= What to produce =
Select from the data all lines with the word "this".

= Items =
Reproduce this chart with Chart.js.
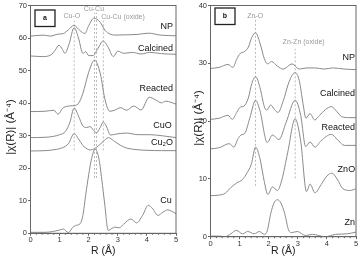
<!DOCTYPE html>
<html>
<head>
<meta charset="utf-8">
<script src="https://cdn.jsdelivr.net/npm/chart.js@4.4.1/dist/chart.umd.min.js"></script>
<style>
  html, body { margin: 0; padding: 0; background: #fff; }
  body { width: 361px; height: 264px; position: relative; overflow: hidden; }
  .panel { position: absolute; top: 0; width: 180px; height: 264px; }
  #panelA { left: 0; }
  #panelB { left: 181px; }
</style>
</head>
<body>
<div class="panel" id="panelA"><canvas id="chartA" width="180" height="264"></canvas></div>
<div class="panel" id="panelB"><canvas id="chartB" width="180" height="264"></canvas></div>
<script>
// ---- panel a : Cu K-edge, R in Angstrom / offset |chi(R)| ----
const rCuNP = [0, 0.44, 0.67, 0.95, 1.13, 1.3, 1.49, 1.7, 1.87, 1.99, 2.18, 2.39, 2.56, 2.74, 2.91, 3.31, 3.66, 4.06, 4.46, 5];
const cuNP  = [60.6, 60.9, 60.6, 61.2, 61.4, 62.5, 63.9, 62.3, 61.4, 63.6, 66.1, 64.9, 62.4, 61.2, 60.9, 61.0, 61.1, 61.5, 60.9, 60.7];

const rCuCal = [0, 0.4, 0.7, 0.85, 0.98, 1.1, 1.18, 1.32, 1.5, 1.65, 1.8, 1.9, 2.0, 2.15, 2.3, 2.5, 2.65, 2.85, 3.0, 3.2, 3.5, 3.8, 4.1, 4.5, 5];
const cuCal  = [54.5, 54.3, 54.8, 56.3, 57.8, 56.5, 55.3, 58.0, 63.2, 60.0, 55.3, 55.8, 54.6, 54.6, 56.5, 59.1, 57.5, 54.3, 56.0, 55.3, 55.6, 55.1, 55.6, 55.2, 55.0];

const rCuRea = [0, 0.5, 0.8, 0.95, 1.1, 1.3, 1.45, 1.64, 1.8, 2.0, 2.2, 2.4, 2.55, 2.72, 2.88, 3.1, 3.3, 3.55, 3.8, 4.08, 4.3, 4.5, 4.65, 5];
const cuRea  = [37.4, 37.5, 37.8, 36.6, 38.4, 39.1, 39.2, 39.8, 43.0, 49.5, 53.2, 49.0, 41.5, 37.5, 37.8, 38.6, 37.8, 39.1, 37.9, 41.8, 41.0, 40.1, 40.6, 39.7];

const rCuO = [0, 0.5, 0.8, 1.0, 1.2, 1.35, 1.5, 1.65, 1.8, 1.93, 2.05, 2.15, 2.27, 2.4, 2.5, 2.6, 2.75, 2.95, 3.3, 3.7, 4.1, 4.5, 5];
const cuO  = [29.4, 29.5, 29.8, 30.3, 31.3, 34.0, 38.5, 36.0, 33.0, 32.5, 32.8, 31.8, 30.9, 32.6, 34.2, 33.0, 30.2, 30.5, 30.8, 30.3, 30.3, 30.0, 29.4];

const rCu2O = [0, 0.5, 0.9, 1.1, 1.3, 1.5, 1.65, 1.8, 1.95, 2.05, 2.2, 2.45, 2.68, 2.85, 3.1, 3.3, 3.55, 4.0, 4.5, 5];
const cu2O  = [25.3, 25.4, 25.8, 26.3, 27.5, 30.6, 29.0, 27.0, 25.9, 25.6, 26.0, 27.8, 29.4, 28.5, 27.0, 26.2, 25.8, 25.5, 25.4, 25.4];

const rCuFoil = [0, 0.5, 0.8, 1.0, 1.13, 1.3, 1.45, 1.55, 1.7, 1.8, 1.9, 2.0, 2.1, 2.22, 2.35, 2.45, 2.55, 2.67, 2.8, 2.9, 3.05, 3.2, 3.45, 3.65, 3.85, 4.05, 4.2, 4.38, 4.55, 4.72, 4.85, 5];
const cuFoil  = [0.3, 0.3, 0.6, 1.0, 1.3, 0.2, 1.8, 2.4, 2.9, 5.5, 12.0, 18.0, 23.0, 25.8, 23.0, 16.5, 9.0, 0.9, 1.5, 1.9, 1.7, 2.8, 4.4, 3.2, 5.5, 8.6, 7.5, 5.5, 6.5, 7.2, 6.8, 6.0];

const namesA = ['NP', 'Calcined', 'Reacted', 'CuO', 'Cu₂O', 'Cu'];
// reference shells: R, lower end, upper end
const shellR_A   = [1.5, 2.2, 2.27, 2.5];
const shellLo_A  = [25.5, 17.0, 17.0, 25.5];
const shellHi_A  = [65.4, 67.8, 67.8, 65.4];
const tagsA = ['Cu-O', 'Cu-Cu', 'Cu-Cu (oxide)'];

// ---- panel b : Zn K-edge ----
const rZnNP = [0, 0.3, 0.6, 0.77, 0.9, 1.02, 1.16, 1.3, 1.42, 1.55, 1.7, 1.85, 1.96, 2.1, 2.3, 2.5, 2.8, 3.05, 3.3, 3.6, 3.9, 4.2, 4.6, 5];
const znNP  = [29.1, 29.3, 29.8, 29.3, 30.7, 31.7, 32.0, 32.8, 34.5, 35.3, 33.5, 30.8, 29.9, 30.3, 29.5, 29.0, 29.9, 29.0, 29.2, 29.2, 29.0, 29.2, 29.0, 28.9];

const rZnCal = [0, 0.3, 0.6, 0.75, 0.9, 1.02, 1.15, 1.3, 1.42, 1.55, 1.7, 1.85, 1.93, 2.07, 2.2, 2.32, 2.5, 2.7, 2.91, 3.05, 3.18, 3.28, 3.42, 3.58, 3.75, 3.95, 4.15, 4.35, 4.5, 4.75, 5];
const znCal  = [20.3, 20.5, 21.0, 20.3, 21.5, 22.4, 22.6, 24.0, 26.5, 27.7, 25.8, 22.5, 21.9, 22.8, 22.0, 21.5, 23.5, 26.8, 28.4, 27.0, 23.0, 20.5, 21.3, 20.2, 21.0, 22.0, 22.5, 21.6, 20.8, 20.6, 20.6];

const rZnRea = [0, 0.3, 0.65, 0.8, 0.95, 1.05, 1.18, 1.35, 1.55, 1.7, 1.95, 2.13, 2.35, 2.6, 2.91, 3.1, 3.27, 3.42, 3.59, 3.8, 4.15, 4.4, 4.6, 5];
const znRea  = [15.2, 15.4, 16.1, 15.5, 17.0, 17.6, 17.9, 20.5, 23.6, 21.8, 16.3, 17.6, 16.8, 19.8, 23.6, 21.0, 15.6, 16.4, 15.5, 16.6, 17.7, 16.6, 15.8, 15.8];

const rZnO = [0, 0.3, 0.5, 0.7, 0.9, 1.1, 1.25, 1.4, 1.55, 1.7, 1.85, 1.97, 2.13, 2.3, 2.45, 2.65, 2.91, 3.1, 3.3, 3.42, 3.59, 3.8, 4.0, 4.17, 4.35, 4.55, 4.8, 5];
const znO  = [7.1, 7.2, 7.5, 8.5, 9.3, 9.9, 11.0, 12.5, 15.5, 13.5, 9.5, 7.3, 8.6, 8.0, 9.8, 14.5, 20.4, 16.5, 7.8, 9.1, 7.6, 9.0, 10.5, 11.0, 10.0, 8.3, 8.0, 8.3];

const rZnFoil = [0, 0.3, 0.5, 0.7, 0.89, 1.1, 1.28, 1.5, 1.68, 1.85, 1.95, 2.07, 2.18, 2.3, 2.42, 2.55, 2.68, 2.78, 2.98, 3.27, 3.5, 3.94, 4.3, 4.7, 5];
const znFoil  = [0.1, 0.1, 0.0, 0.5, 1.1, 0.5, 0.9, 0.5, 0.9, 0.4, 1.0, 4.0, 5.8, 6.4, 5.8, 4.0, 1.2, 0.7, 0.9, 0.2, 0.4, 0.0, 0.4, 0.5, 0.8];

const namesB = ['NP', 'Calcined', 'Reacted', 'ZnO', 'Zn'];
const shellR_B  = [1.55, 2.91];
const shellLo_B = [8.8, 10.1];
const shellHi_B = [38.0, 32.5];
const tagsB = ['Zn-O', 'Zn-Zn (oxide)'];

const xTicks = [0, 1, 2, 3, 4, 5];

Chart.defaults.font.family = "'Liberation Sans', Arial, sans-serif";

// frame, minor ticks, texts
const decor = {
  id: 'decor',
  afterDatasetsDraw(chart, args, o) {
    const { ctx, chartArea: a, scales: { x, y } } = chart;
    ctx.save();
    ctx.strokeStyle = '#666';
    ctx.lineWidth = 1;
    ctx.strokeRect(a.left, a.top, a.right - a.left, a.bottom - a.top);

    ctx.beginPath();
    for (let i = 1; i < 25; i++) {
      if (i % 5 === 0) continue;
      const px = x.getPixelForValue(i * 0.2);
      ctx.moveTo(px, a.bottom);
      ctx.lineTo(px, a.bottom + 1.5);
    }
    ctx.stroke();

    // shell tags
    ctx.fillStyle = '#999';
    ctx.font = "7px 'Liberation Sans', Arial, sans-serif";
    ctx.textAlign = 'center';
    ctx.textBaseline = 'middle';
    o.tags.forEach((t, i) => {
      ctx.fillText(t, x.getPixelForValue(o.tagPos[i][0]), y.getPixelForValue(o.tagPos[i][1]));
    });

    // curve names
    ctx.fillStyle = '#111';
    ctx.font = "9px 'Liberation Sans', Arial, sans-serif";
    ctx.textAlign = 'right';
    o.names.forEach((t, i) => {
      ctx.fillText(t, x.getPixelForValue(o.namePos[i][0]), y.getPixelForValue(o.namePos[i][1]));
    });

    // panel letter
    const bx = a.left + 4.5, by = a.top + o.boxTop;
    ctx.strokeStyle = '#222';
    ctx.lineWidth = 1.3;
    ctx.strokeRect(bx, by, 20, 16.5);
    ctx.fillStyle = '#111';
    ctx.font = "bold 7px 'Liberation Sans', Arial, sans-serif";
    ctx.textAlign = 'center';
    ctx.fillText(o.letter, bx + 10, by + 8.5);

    // y title
    ctx.translate(o.yTitleX, o.yTitleY);
    ctx.rotate(-Math.PI / 2);
    ctx.font = "11.5px 'Liberation Sans', Arial, sans-serif";
    ctx.fillStyle = '#222';
    ctx.fillText('|χ(R)| (Å⁻⁴)', 0, 0);
    ctx.restore();
  }
};

function makeChart(id, p) {
  const curves = p.series.map(s => ({
    data: s[0].map((r, i) => ({ x: r, y: s[1][i] })),
    borderColor: '#8a8a8a',
    borderWidth: 1,
    pointRadius: 0,
    cubicInterpolationMode: 'monotone',
    order: 1
  }));
  const shells = p.shellR.map((r, i) => ({
    data: [{ x: r, y: p.shellLo[i] }, { x: r, y: p.shellHi[i] }],
    borderColor: '#aaa',
    borderWidth: 0.8,
    borderDash: [2, 2],
    pointRadius: 0,
    order: 2
  }));

  return new Chart(document.getElementById(id), {
    type: 'line',
    data: { datasets: shells.concat(curves) },
    plugins: [decor],
    options: {
      responsive: false,
      animation: false,
      layout: { padding: { left: 0, right: p.padRight, top: p.padTop, bottom: 0 } },
      plugins: {
        legend: { display: false },
        tooltip: { enabled: false },
        decor: p.decor
      },
      scales: {
        x: {
          type: 'linear', min: 0, max: 5,
          afterBuildTicks: s => { s.ticks = xTicks.map(v => ({ value: v })); },
          ticks: { color: '#333', font: { size: 7.5 }, padding: 0, maxRotation: 0 },
          grid: { drawOnChartArea: false, drawTicks: true, tickLength: 2.5, color: '#666' },
          border: { color: '#666' },
          title: { display: true, text: 'R (Å)', color: '#222', font: { size: 10.5 }, padding: { top: 0, bottom: p.xTitleBottom } },
          afterFit: s => { s.height = p.xHeight; }
        },
        y: {
          type: 'linear', min: 0, max: p.yMax,
          ticks: { stepSize: 10, color: '#333', font: { size: 7.5 }, padding: 1 },
          grid: { drawOnChartArea: false, drawTicks: true, tickLength: 2.5, color: '#666' },
          border: { color: '#666' },
          afterFit: s => { s.width = p.yWidth; }
        }
      }
    }
  });
}

makeChart('chartA', {
  series: [[rCuNP, cuNP], [rCuCal, cuCal], [rCuRea, cuRea], [rCuO, cuO], [rCu2O, cu2O], [rCuFoil, cuFoil]],
  shellR: shellR_A, shellLo: shellLo_A, shellHi: shellHi_A,
  yMax: 70, yWidth: 30.5, xHeight: 30.7, padRight: 4, padTop: 3.5, xTitleBottom: 7,
  decor: {
    tags: tagsA, tagPos: [[1.42, 66.9], [2.18, 68.9], [3.18, 66.6]],
    names: namesA, namePos: [[4.9, 63.5], [4.9, 56.9], [4.9, 44.6], [4.85, 33.0], [4.9, 27.9], [4.85, 10.2]],
    letter: 'a', boxTop: 4.5, yTitleX: 11, yTitleY: 127
  }
});

makeChart('chartB', {
  series: [[rZnNP, znNP], [rZnCal, znCal], [rZnRea, znRea], [rZnO, znO], [rZnFoil, znFoil]],
  shellR: shellR_B, shellLo: shellLo_B, shellHi: shellHi_B,
  yMax: 40, yWidth: 29.5, xHeight: 27.3, padRight: 5, padTop: 4.7, xTitleBottom: 7,
  decor: {
    tags: tagsB, tagPos: [[1.54, 38.2], [3.2, 33.6]],
    names: namesB, namePos: [[4.97, 31.0], [4.97, 24.7], [4.97, 18.9], [4.97, 11.6], [4.97, 2.4]],
    letter: 'b', boxTop: 2.5, yTitleX: 18, yTitleY: 118
  }
});
</script>
</body>
</html>
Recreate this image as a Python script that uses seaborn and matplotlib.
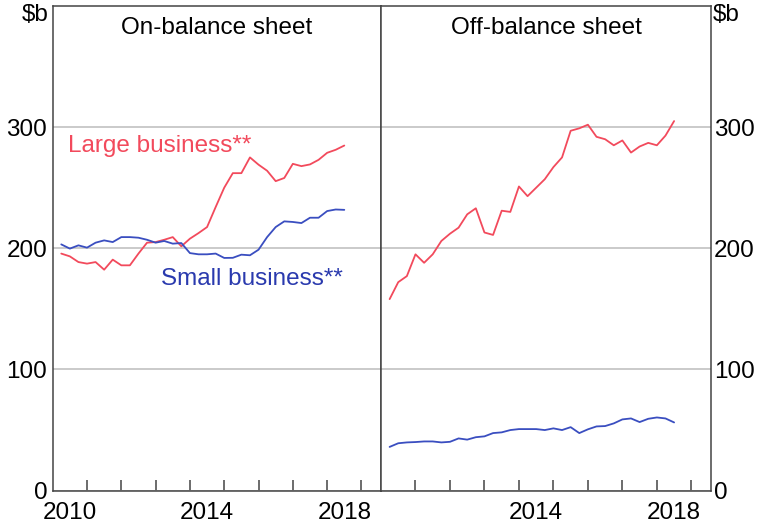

= Task output =
Reproduce this chart with Chart.js.
Recreate this image as a Python script that uses seaborn and matplotlib.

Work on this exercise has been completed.